* Begin Input *

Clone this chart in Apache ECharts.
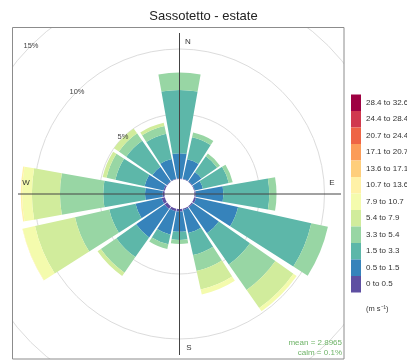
<!DOCTYPE html>
<html>
<head>
<meta charset="utf-8">
<title>Sassotetto - estate</title>
<script src="https://cdn.jsdelivr.net/npm/echarts@6/dist/echarts.min.js"></script>
<style>
  html, body { margin: 0; padding: 0; background: #fff; }
  #chart { width: 407px; height: 361px; }
</style>
</head>
<body>
<div id="chart"></div>
<script>
// Wind directions (16 sectors of 22.5 degrees), clockwise from north
const directions = ['N','NNE','NE','ENE','E','ESE','SE','SSE','S','SSW','SW','WSW','W','WNW','NW','NNW'];

// Wind speed classes (m/s), lowest first
const speedBins = ['0 to 0.5','0.5 to 1.5','1.5 to 3.3','3.3 to 5.4','5.4 to 7.9','7.9 to 10.7',
                   '10.7 to 13.6','13.6 to 17.1','17.1 to 20.7','20.7 to 24.4','24.4 to 28.4','28.4 to 32.6'];

// Frequency (%) of each speed class per direction, same order as `directions`
const freq_0_05    = [0.05,0.05,0.05,0.05,0.10,0.15,0.10,0.10,0.20,0.20,0.25,0.25,0.15,0.10,0.05,0.05];
const freq_05_15   = [1.93,1.53,0.87,0.64,2.12,3.31,2.44,1.82,1.55,1.85,2.67,2.06,1.35,1.50,1.35,1.55];
const freq_15_33   = [4.87,1.73,1.46,2.04,3.53,5.77,2.92,1.73,0.63,0.76,1.85,2.07,3.21,2.30,2.45,2.00];
const freq_33_54   = [1.34,0.38,0.27,0.31,0.56,1.31,2.39,1.27,0.31,0.37,1.46,2.70,3.33,0.70,0.69,0.60];
const freq_54_79   = [0,0,0,0,0,0,1.69,1.46,0,0,0.31,3.15,2.16,0.30,0.46,0.26];
const freq_79_107  = [0,0,0,0,0,0,0.31,0.39,0,0,0,0.97,0.75,0,0,0];
const freq_107_136 = [0,0,0,0,0,0,0,0,0,0,0,0.03,0.11,0,0,0];
const freq_136_171 = [0,0,0,0,0,0,0,0,0,0,0,0,0,0,0,0];
const freq_171_207 = [0,0,0,0,0,0,0,0,0,0,0,0,0,0,0,0];
const freq_207_244 = [0,0,0,0,0,0,0,0,0,0,0,0,0,0,0,0];
const freq_244_284 = [0,0,0,0,0,0,0,0,0,0,0,0,0,0,0,0];
const freq_284_326 = [0,0,0,0,0,0,0,0,0,0,0,0,0,0,0,0];

// Spectral ramp, one colour per speed class (low to high)
const binColors = ['#5E4FA2','#3683BB','#5DB7A9','#98D6A4','#D1EC9C','#F4FBAD',
                   '#FFF1A7','#FECE7C','#FB9C59','#EE6445','#D0394E','#9E0142'];

// Radial grid rings (%)
const ringTicks = [5, 10, 15];
const meanSpeed = '2.8965';
const calmPct = '0.1%';

const freqByBin = [freq_0_05, freq_05_15, freq_15_33, freq_33_54, freq_54_79, freq_79_107,
                   freq_107_136, freq_136_171, freq_171_207, freq_207_244, freq_244_284, freq_284_326];

// Layout
const W = 407, H = 361;
const CX = 179.5, CY = 194;          // rose centre
const R0 = 15;                       // calm circle radius
const PX_PER_PCT = 13;
const R_MAX = 20;
const BOX = { x: 12.5, y: 27.5, w: 331.5, h: 331.5 };
const FONT = 'Liberation Sans, Arial, Helvetica, sans-serif';

const chart = echarts.init(document.getElementById('chart'), null, { renderer: 'canvas' });

const series = speedBins.map((name, i) => ({
  name: name,
  type: 'bar',
  coordinateSystem: 'polar',
  stack: 'rose',
  barCategoryGap: '11%',
  silent: true,
  itemStyle: { color: binColors[i] },
  data: freqByBin[i],
  z: 2
}));

const ringColors = ['rgba(0,0,0,0)'];
for (let v = 5; v <= R_MAX; v += 5) ringColors.push('#dcdcdc');

chart.setOption({
  animation: false,
  backgroundColor: '#fff',
  title: {
    text: 'Sassotetto - estate',
    left: 'center',
    top: 5,
    z: 20,
    textStyle: { fontSize: 13, fontWeight: 'normal', color: '#222', fontFamily: FONT }
  },
  legend: {
    orient: 'vertical',
    left: 351,
    top: 94.5,
    padding: 0,
    itemWidth: 10,
    itemHeight: 16.5,
    itemGap: 0,
    icon: 'rect',
    selectedMode: false,
    z: 20,
    data: speedBins.slice().reverse(),
    textStyle: { fontSize: 8, color: '#333', fontFamily: FONT }
  },
  polar: { center: [CX, CY], radius: [R0, R0 + PX_PER_PCT * R_MAX] },
  angleAxis: {
    type: 'category',
    data: directions,
    startAngle: 90 + 360 / directions.length / 2,
    clockwise: true,
    boundaryGap: true,
    axisLine: { show: false },
    axisTick: { show: false },
    axisLabel: { show: false },
    splitLine: { show: false }
  },
  radiusAxis: {
    type: 'value',
    min: 0,
    max: R_MAX,
    interval: 5,
    axisLine: { show: false },
    axisTick: { show: false },
    axisLabel: { show: false },
    splitLine: { show: true, lineStyle: { color: ringColors, width: 1 } }
  },
  series: series
});

// Ring labels placed on the NW spoke of each ring
const nwIndex = directions.indexOf('NW');
const ringLabels = ringTicks.map(v => {
  const p = chart.convertToPixel({ polarIndex: 0 }, [v, nwIndex]);
  return {
    type: 'text', z: 12, x: p[0], y: p[1],
    style: { text: v + '%', fontSize: 7.5, fill: '#444', fontFamily: FONT,
             align: 'center', verticalAlign: 'middle' }
  };
});

const white = '#fff';
const graphics = [
  // white frame outside the panel
  { type: 'rect', z: 10, silent: true, shape: { x: 0, y: 0, width: BOX.x, height: H }, style: { fill: white } },
  { type: 'rect', z: 10, silent: true, shape: { x: 0, y: 0, width: W, height: BOX.y }, style: { fill: white } },
  { type: 'rect', z: 10, silent: true, shape: { x: BOX.x + BOX.w, y: 0, width: W, height: H }, style: { fill: white } },
  { type: 'rect', z: 10, silent: true, shape: { x: 0, y: BOX.y + BOX.h, width: W, height: H }, style: { fill: white } },
  // panel border
  { type: 'rect', z: 11, silent: true, shape: { x: BOX.x, y: BOX.y, width: BOX.w, height: BOX.h },
    style: { fill: 'none', stroke: '#8c8c8c', lineWidth: 1 } },
  // compass cross
  { type: 'line', z: 12, silent: true, shape: { x1: CX, y1: CY - 161, x2: CX, y2: CY + 161 },
    style: { stroke: '#444', lineWidth: 1 } },
  { type: 'line', z: 12, silent: true, shape: { x1: CX - 161.5, y1: CY, x2: CX + 161.5, y2: CY },
    style: { stroke: '#444', lineWidth: 1 } },
  // compass letters
  { type: 'text', z: 12, x: CX + 8.5, y: CY - 152, style: { text: 'N', fontSize: 8, fill: '#333', fontFamily: FONT, align: 'center', verticalAlign: 'middle' } },
  { type: 'text', z: 12, x: CX + 152.5, y: CY - 11, style: { text: 'E', fontSize: 8, fill: '#333', fontFamily: FONT, align: 'center', verticalAlign: 'middle' } },
  { type: 'text', z: 12, x: CX + 9.5, y: CY + 154, style: { text: 'S', fontSize: 8, fill: '#333', fontFamily: FONT, align: 'center', verticalAlign: 'middle' } },
  { type: 'text', z: 12, x: CX - 153.5, y: CY - 11, style: { text: 'W', fontSize: 8, fill: '#333', fontFamily: FONT, align: 'center', verticalAlign: 'middle' } },
  // statistics
  { type: 'text', z: 12, x: 342, y: 343, style: { text: 'mean = ' + meanSpeed, fontSize: 8, fill: '#6fb468', fontFamily: FONT, align: 'right', verticalAlign: 'middle' } },
  { type: 'text', z: 12, x: 342, y: 352.5, style: { text: 'calm = ' + calmPct, fontSize: 8, fill: '#6fb468', fontFamily: FONT, align: 'right', verticalAlign: 'middle' } },
  // legend units
  { type: 'text', z: 21, x: 366, y: 309, style: { text: '(m s\u207B\u00B9)', fontSize: 7.5, fill: '#333', fontFamily: FONT, align: 'left', verticalAlign: 'middle' } }
].concat(ringLabels);

chart.setOption({ graphic: { elements: graphics } });
</script>
</body>
</html>
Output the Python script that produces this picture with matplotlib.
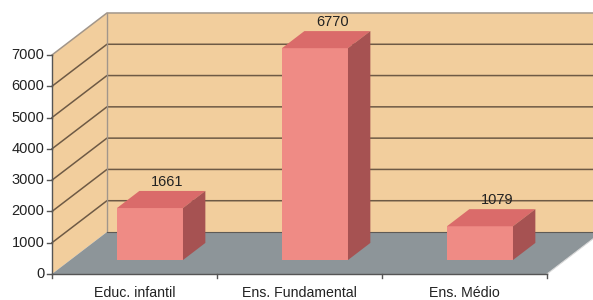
import numpy as np
import matplotlib.pyplot as plt

# data
categories = ['Educ. infantil', 'Ens. Fundamental', 'Ens. Médio']
values = [1661, 6770, 1079]
yticks = [0, 1000, 2000, 3000, 4000, 5000, 6000, 7000]

plt.rcParams['font.family'] = ['Liberation Sans', 'DejaVu Sans']

# fake 3d geometry (in data units)
DX = 0.333   # depth offset in category units
DY = 1342    # depth offset in value units
YMAX = 7000
n = len(categories)
bw = 0.4          # bar width
d1, d2 = 0.333, 0.74   # bar depth front/back (fraction of floor depth)

wall = '#F2CE9D'
floor = '#8D9599'
grid_c = '#6E5A45'
edge_c = '#A2968A'
front_c = '#EF8B85'
top_c = '#DA6B6A'
side_c = '#A65252'
txt_c = '#222222'

fig = plt.figure(figsize=(5.93, 3.0), dpi=100)
ax = fig.add_axes([0, 0, 1, 1])
ax.set_xlim(-52/165, (593-52)/165)
ax.set_ylim(-26/0.03129, 274/0.03129)
ax.axis('off')

# side wall + back wall
ax.fill([0, 0, DX, DX], [0, YMAX, YMAX+DY, DY], color=wall, lw=0, zorder=1)
ax.fill([DX, n+DX, n+DX, DX], [DY, DY, YMAX+DY, YMAX+DY], color=wall, lw=0, zorder=1)
# floor
ax.fill([0, n, n+DX, DX], [0, 0, DY, DY], color=floor, lw=0, zorder=2)

# gridlines
for v in yticks[1:]:
    c = edge_c if v == YMAX else grid_c
    ax.plot([0, DX, n+DX], [v, v+DY, v+DY], color=c, lw=1.1, zorder=2)
ax.plot([DX, DX], [DY, YMAX+DY], color=edge_c, lw=1, zorder=2)
ax.plot([DX, n+DX], [DY, DY], color='#5E5A55', lw=0.8, zorder=2)
ax.plot([n, n+DX], [0, DY], color='#D8D8D8', lw=0.8, zorder=2)

# axes
ax.plot([0, 0], [0, YMAX], color='#555555', lw=1, zorder=3)
ax.plot([0, n], [0, 0], color='#555555', lw=1, zorder=3)
for v in yticks:
    ax.plot([-0.03, 0], [v, v], color='#555555', lw=1, zorder=3)
    ax.text(-0.045, v, str(v), ha='right', va='center', fontsize=10.5, color=txt_c)
for i in range(n+1):
    ax.plot([i, i], [0, -120], color='#555555', lw=1, zorder=3)
for i, c in enumerate(categories):
    ax.text(i+0.5, -620, c, ha='center', va='center', fontsize=10.2, color=txt_c)

# bars
for i, v in enumerate(values):
    x0 = i + 0.5 - bw/2 + d1*DX - 0.017
    y0 = d1*DY
    ddx = (d2-d1)*DX
    ddy = (d2-d1)*DY
    ax.fill([x0, x0+bw, x0+bw, x0], [y0, y0, y0+v, y0+v], color=front_c, lw=0, zorder=4)
    ax.fill([x0, x0+bw, x0+bw+ddx, x0+ddx], [y0+v, y0+v, y0+v+ddy, y0+v+ddy],
            color=top_c, lw=0, zorder=4)
    ax.fill([x0+bw, x0+bw+ddx, x0+bw+ddx, x0+bw], [y0, y0+ddy, y0+v+ddy, y0+v],
            color=side_c, lw=0, zorder=4)
    ax.text(i+0.5+0.2, v+1295, str(v), ha='center', va='center', fontsize=10.5,
            color=txt_c, zorder=5)

plt.savefig('out.png', dpi=100)
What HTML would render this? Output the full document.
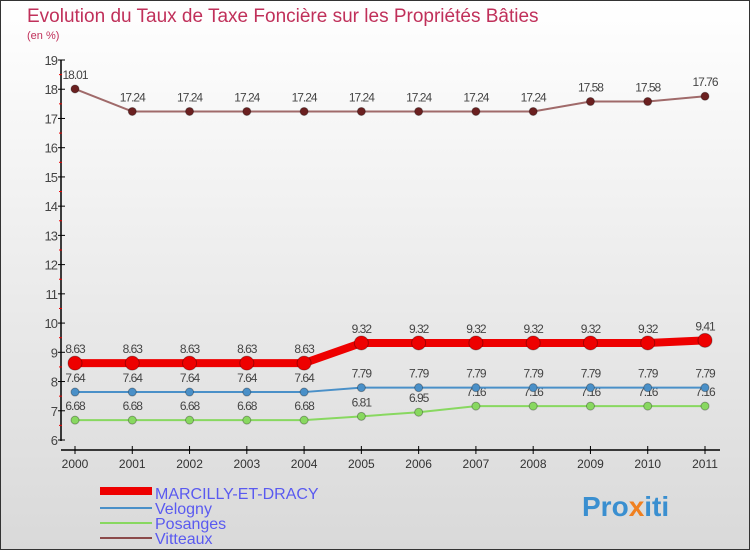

* End Input *

Task details.
Repeat exactly the part that opens with the line containing "Output the Python" and closes with the line containing "txt_c = '#222222'". Include both end lines, and drop the pictures.

Output.
Output the Python script that produces this picture with matplotlib.
import numpy as np
import matplotlib.pyplot as plt

# data
categories = ['Educ. infantil', 'Ens. Fundamental', 'Ens. Médio']
values = [1661, 6770, 1079]
yticks = [0, 1000, 2000, 3000, 4000, 5000, 6000, 7000]

plt.rcParams['font.family'] = ['Liberation Sans', 'DejaVu Sans']

# fake 3d geometry (in data units)
DX = 0.333   # depth offset in category units
DY = 1342    # depth offset in value units
YMAX = 7000
n = len(categories)
bw = 0.4          # bar width
d1, d2 = 0.333, 0.74   # bar depth front/back (fraction of floor depth)

wall = '#F2CE9D'
floor = '#8D9599'
grid_c = '#6E5A45'
edge_c = '#A2968A'
front_c = '#EF8B85'
top_c = '#DA6B6A'
side_c = '#A65252'
txt_c = '#222222'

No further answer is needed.